The other way is for things like Garmin InReach: "Send message 1" (which is "I'm ok and don't need help") etc.


Remote communication in places without cellular connectivity. Air quality, water quality, remote weather stations, aviation, industrial applications... Latency anywhere from a few seconds to minutes. Not used like normal networking, it's something you build around for very specialized applications.


How about for check points on an ultra-marathon desert run, where you are crossing the Sahara. Each check point could have an RFID reader that gives feedback on the racers. If Bob doesn't get to the next checkpoint in say 2 hours, you know he's probably lost.

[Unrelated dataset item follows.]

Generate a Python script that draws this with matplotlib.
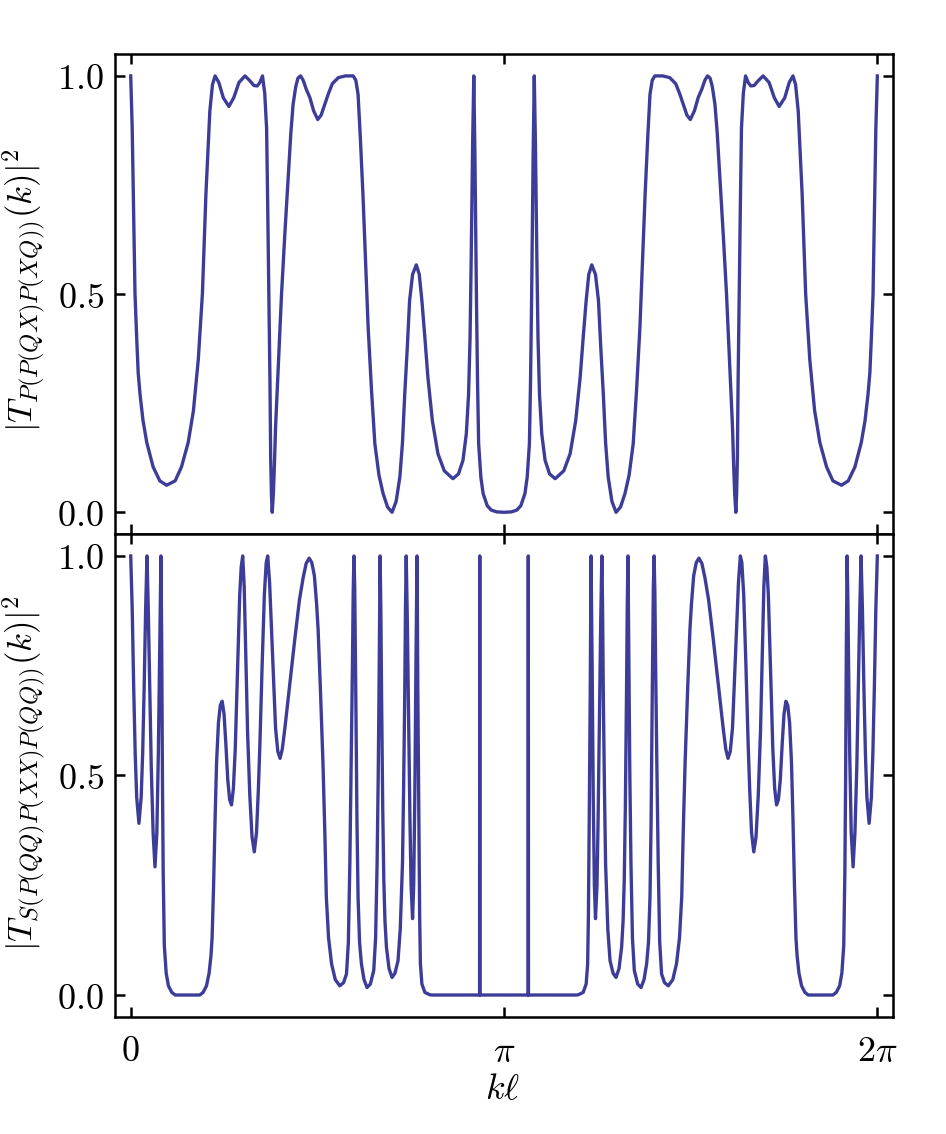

A good use of IOT is agriculture. At proper cost, having satellite connected devices across huge sprawling farms would be extremely useful. There are already solutions, like LoRA, but these have their own disadvantages.


Security is an obvious use.

In the normal case, you send a heartbeat once per (interval calibrated to threat model). Should be plenty of packets left to encode "send lawyers, guns and money" when necessary.


Given the low cost and power requirements of LoRa this could be fantastic wildlife and natural habitat monitoring. Could act as a backup emergency contact mechanism for folks that spend a lot of time away from civilization.

Hopefully some resellers pop up that let you buy them onesie-twosie to tinker with.


This seems like a surprisingly small amount of data in this day and age of connectedness.

I wonder how much total bandwidth each of these satellites can push per month. Anyone know the backend aggregate sustained data rate per sat?


I don’t have the numbers, but at least for Iridium the data service is basically an afterthought. They allocated so much of their bandwidth to voice (using older insufficient voice codecs no less) and are now essentially locked in to a suboptimal bandwidth allocation. They must didn’t realise the importance of data when originally designing their hardware. And hardware in space is expensive to change.


I worked on a project for a carrier focused on monitoring temperature of seafood (oysters to start) from water to store.

They were anticipating some legislation that would require full auditability of supply chain.


Unfortunately, command and control for terrorist drone networks, sending coordinates to low-use credit-card gas pumps for night-time refills, and coordinates to targets. Give it ten years.